> [WORK TO BE COMPLETED]
Only the lines from the start of the data to the line containing "plt.rcParams['font.family'] = ['Liberation", both included, should be output, exactly and without pictures.

> [PROVIDED MATERIAL]
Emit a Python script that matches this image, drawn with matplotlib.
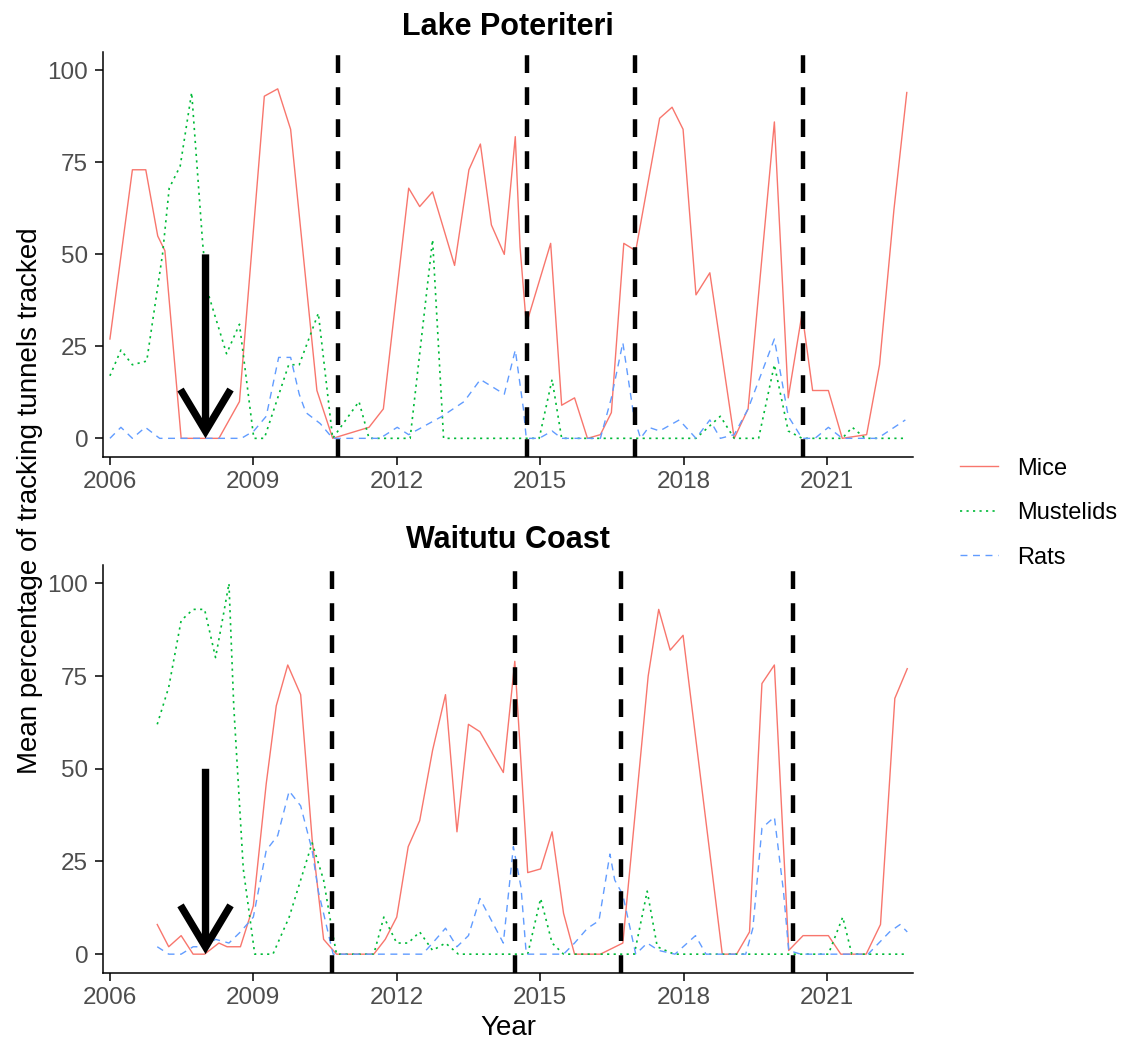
import matplotlib
matplotlib.use("Agg")
import matplotlib.pyplot as plt
from matplotlib.lines import Line2D

plt.rcParams['font.family'] = ['Liberation Sans', 'DejaVu Sans']

# Lake Poteriteri
lp_mice_year = [2006.0, 2006.47, 2006.75, 2007.0, 2007.15, 2007.49, 2008.28, 2008.71, 2009.23, 2009.51,
                2009.78, 2010.33, 2010.66, 2011.42, 2011.72, 2012.25, 2012.48, 2012.75, 2013.21, 2013.51,
                2013.75, 2013.98, 2014.25, 2014.48, 2014.58, 2014.71, 2015.22, 2015.45, 2015.72, 2015.99,
                2016.26, 2016.49, 2016.75, 2017.0, 2017.5, 2017.76, 2017.99, 2018.26, 2018.55, 2019.06,
                2019.35, 2019.9, 2020.19, 2020.48, 2020.7, 2021.03, 2021.32, 2021.83, 2022.1, 2022.4, 2022.67]
lp_mice = [27, 73, 73, 55, 51, 0, 0, 10, 93, 95,
           84, 13, 0, 3, 8, 68, 63, 67, 47, 73,
           80, 58, 50, 82, 52, 31, 53, 9, 11, 0,
           1, 7, 53, 51, 87, 90, 84, 39, 45, 0,
           8, 86, 11, 34, 13, 13, 0, 1, 20, 62, 94]

lp_must_year = [2006.0, 2006.23, 2006.47, 2006.77, 2007.1, 2007.24, 2007.47, 2007.71, 2007.94, 2008.04,
                2008.44, 2008.71, 2009.01, 2009.23, 2009.74, 2009.96, 2010.36, 2010.66, 2011.21, 2011.42,
                2012.28, 2012.75, 2012.98, 2014.98, 2015.25, 2015.45, 2018.26, 2018.77, 2019.06, 2019.57,
                2019.9, 2020.19, 2020.48, 2021.32, 2021.53, 2021.8, 2022.6]
lp_must = [17, 24, 20, 21, 50, 68, 74, 94, 53, 40,
           23, 31, 0, 0, 20, 20, 34, 0, 10, 0,
           0, 54, 0, 0, 16, 0, 0, 6, 0, 0,
           20, 2, 0, 0, 3, 0, 0]

lp_rats_year = [2006.0, 2006.23, 2006.47, 2006.74, 2007.04, 2008.75, 2009.01, 2009.27, 2009.53, 2009.78,
                2009.96, 2010.1, 2010.4, 2010.66, 2011.65, 2012.01, 2012.25, 2012.95, 2013.41, 2013.75,
                2014.25, 2014.48, 2014.65, 2014.71, 2014.98, 2015.25, 2015.45, 2016.26, 2016.49, 2016.73,
                2016.96, 2017.1, 2017.27, 2017.5, 2017.91, 2018.26, 2018.55, 2018.77, 2019.06, 2019.35,
                2019.9, 2020.19, 2020.48, 2020.75, 2021.03, 2021.32, 2022.06, 2022.64]
lp_rats = [0, 3, 0, 3, 0, 0, 2, 6, 22, 22,
           12, 7, 4, 0, 0, 3, 1, 6, 10, 16,
           12, 24, 8, 0, 0, 2, 0, 0, 11, 26,
           6, 0, 3, 2, 5, 0, 5, 0, 1, 8,
           27, 6, 0, 0, 3, 0, 0, 5]

lp_events = [2010.77, 2014.72, 2016.98, 2020.5]

# Waitutu Coast
wc_mice_year = [2006.99, 2007.23, 2007.49, 2007.74, 2007.98, 2008.28, 2008.45, 2008.73, 2009.0, 2009.27,
                2009.48, 2009.72, 2009.99, 2010.23, 2010.47, 2010.74, 2011.52, 2011.76, 2012.0, 2012.24,
                2012.48, 2012.75, 2013.02, 2013.26, 2013.5, 2013.74, 2014.23, 2014.47, 2014.74, 2015.01,
                2015.25, 2015.49, 2015.72, 2016.26, 2016.73, 2017.26, 2017.48, 2017.72, 2017.99, 2018.81,
                2019.11, 2019.38, 2019.64, 2019.9, 2020.2, 2020.5, 2021.03, 2021.29, 2021.82, 2022.12,
                2022.42, 2022.68]
wc_mice = [8, 2, 5, 0, 0, 3, 2, 2, 13, 46,
           67, 78, 70, 31, 4, 0, 0, 4, 10, 29,
           36, 55, 70, 33, 62, 60, 49, 79, 22, 23,
           33, 11, 0, 0, 3, 75, 93, 82, 86, 0,
           0, 6, 73, 78, 1, 5, 5, 0, 0, 8,
           69, 77]

wc_must_year = [2006.99, 2007.23, 2007.49, 2007.74, 2007.98, 2008.21, 2008.38, 2008.49, 2008.59, 2008.79,
                2009.03, 2009.41, 2009.75, 2010.23, 2010.47, 2010.64, 2010.74, 2011.52, 2011.73, 2012.0,
                2012.24, 2012.48, 2012.75, 2013.02, 2013.29, 2014.74, 2015.01, 2015.25, 2015.49, 2016.97,
                2017.24, 2017.45, 2017.8, 2021.03, 2021.33, 2021.52, 2022.68]
wc_must = [62, 72, 90, 93, 93, 80, 92, 100, 67, 23,
           0, 0, 10, 30, 20, 7, 0, 0, 10, 3,
           3, 6, 1, 3, 0, 0, 15, 3, 0, 0,
           17, 2, 0, 0, 10, 0, 0]

wc_rats_year = [2006.99, 2007.23, 2007.49, 2007.74, 2007.98, 2008.21, 2008.49, 2008.73, 2009.0, 2009.27,
                2009.51, 2009.75, 2009.99, 2010.23, 2010.36, 2010.67, 2012.54, 2012.75, 2013.02, 2013.26,
                2013.5, 2013.74, 2014.23, 2014.44, 2014.6, 2014.71, 2015.49, 2015.72, 2015.99, 2016.23,
                2016.46, 2016.56, 2016.73, 2017.0, 2017.24, 2017.48, 2017.82, 2018.25, 2018.47, 2019.3,
                2019.45, 2019.64, 2019.9, 2020.09, 2020.2, 2020.45, 2021.86, 2022.31, 2022.53, 2022.68]
wc_rats = [2, 0, 0, 2, 2, 4, 3, 6, 10, 28,
           32, 44, 40, 28, 17, 0, 0, 3, 7, 2,
           5, 15, 3, 29, 18, 0, 0, 3, 7, 9,
           27, 20, 16, 0, 3, 1, 0, 5, 0, 0,
           7, 34, 37, 17, 1, 0, 0, 6, 8, 6]

wc_events = [2010.64, 2014.47, 2016.7, 2020.28]

arrow_year = 2008
arrow_top = 50

year_ticks = [2006, 2009, 2012, 2015, 2018, 2021]
pct_ticks = [0, 25, 50, 75, 100]

col_mice = '#F8766D'
col_must = '#00BA38'
col_rats = '#619CFF'
dotted = (0, (1.3, 2.6))
dashed = (0, (5, 4))

fig = plt.figure(figsize=(11.23, 10.43), dpi=100)
ax1 = fig.add_axes([0.0915, 0.5621, 0.7215, 0.388])
ax2 = fig.add_axes([0.0915, 0.0674, 0.7215, 0.391])

panels = [
    (ax1, 'Lake Poteriteri', lp_mice_year, lp_mice, lp_must_year, lp_must, lp_rats_year, lp_rats, lp_events),
    (ax2, 'Waitutu Coast', wc_mice_year, wc_mice, wc_must_year, wc_must, wc_rats_year, wc_rats, wc_events),
]

for ax, title, my, m, sy, s, ry, r, ev in panels:
    ax.plot(my, m, color=col_mice, lw=1.0)
    ax.plot(sy, s, color=col_must, lw=1.2, linestyle=dotted)
    ax.plot(ry, r, color=col_rats, lw=1.0, linestyle=dashed)
    for x in ev:
        ax.axvline(x, color='black', lw=3.2, linestyle=(0, (4, 3.2)), zorder=5)
    ax.annotate('', xy=(arrow_year, 0), xytext=(arrow_year, arrow_top),
                arrowprops=dict(arrowstyle='->,head_length=1.5,head_width=0.9', lw=5.3,
                                color='black', shrinkA=0, shrinkB=0, mutation_scale=20,
                                joinstyle='miter', capstyle='butt'),
                zorder=6)
    ax.set_xlim(2005.85, 2022.8)
    ax.set_ylim(-5, 105)
    ax.set_xticks(year_ticks)
    ax.set_yticks(pct_ticks)
    ax.tick_params(labelsize=17.5, labelcolor='#4D4D4D', length=5.5, width=1.1, pad=5)
    for side in ['top', 'right']:
        ax.spines[side].set_visible(False)
    for side in ['left', 'bottom']:
        ax.spines[side].set_linewidth(1.1)
    ax.set_title(title, fontsize=22, fontweight='bold', pad=12)

fig.text(0.027, 0.52, 'Mean percentage of tracking tunnels tracked', rotation=90,
         ha='center', va='center', fontsize=20)
fig.text(0.4525, 1 - 1028 / 1043, 'Year', ha='center', va='center', fontsize=20)

handles = [
    Line2D([], [], color=col_mice, lw=1.0),
    Line2D([], [], color=col_must, lw=1.2, linestyle=dotted),
    Line2D([], [], color=col_rats, lw=1.0, linestyle=dashed),
]
fig.legend(handles, ['Mice', 'Mustelids', 'Rats'], loc='center left',
           bbox_to_anchor=(0.855, 0.508), frameon=False, fontsize=17,
           handlelength=1.6, handletextpad=0.8, labelspacing=0.95,
           borderpad=0, borderaxespad=0)

plt.savefig('out.png', dpi=100)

> [SOLUTION FOR THIS EXERCISE]
Emit a Python script that matches this image, drawn with matplotlib.
import matplotlib
matplotlib.use("Agg")
import matplotlib.pyplot as plt
from matplotlib.lines import Line2D

plt.rcParams['font.family'] = ['Liberation Sans', 'DejaVu Sans']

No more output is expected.